Meet Gulalay, a beneficiary of the UNFPA-UNICEF Global Programme to End Child Marriage
For more than 1,200 days, Afghan girls have been banned from attending school beyond Year 6. Boys’ education has continued under the Taliban restrictions. Today, Afghanistan is the only country in the world to prohibit access to girls’ education over the age of 12 and for women. 1.4 million girls have been deliberately denied access to secondary education since 2021. Seventeen-year-old Gulalay was only fourteen years old when the ban came into place.
“After the closing of schools, I was told now I must get married because I have nothing else to do. When I heard these words as a child, my spirit was wounded, and my heart broke. I felt terrible, unsure if anyone could understand or comprehend my state. My childhood came to an end.”
Secondary education has proven to be strongly protective against child marriage. Girls with at least a secondary education are significantly less likely to marry early, and if all girls completed secondary school, child marriage could decrease by approximately 66%.
“A few years after marriage, I fell ill and my husband migrated, leaving me alone. Solitude and financial hardship made life unbearable,” Gulalay says, “Every morning, I pray for the announcement of schools reopening. I fall asleep hoping to wake up to the end of darkness. Every year, I buy books and contact my teachers. They still give me hope.”

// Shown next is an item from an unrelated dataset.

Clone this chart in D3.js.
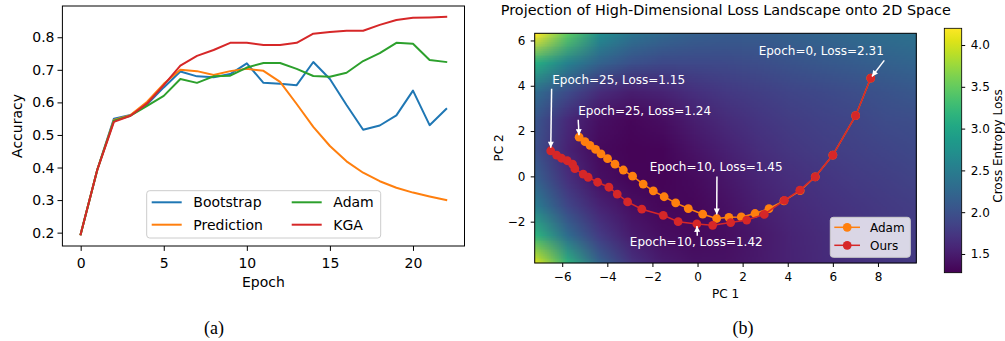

Gulalay clings to the idea of a better world for women and girls. She continues to read books, writes, and holds onto the dream of education for her daughter. She envisions a future where her child becomes a journalist, breaking free from the cycle that bound her.
“I haven't forgotten my dreams; I read books, write my life story, and I still have the dream of education for my daughter, so she can become a journalist instead of me.”
*Names have been changed.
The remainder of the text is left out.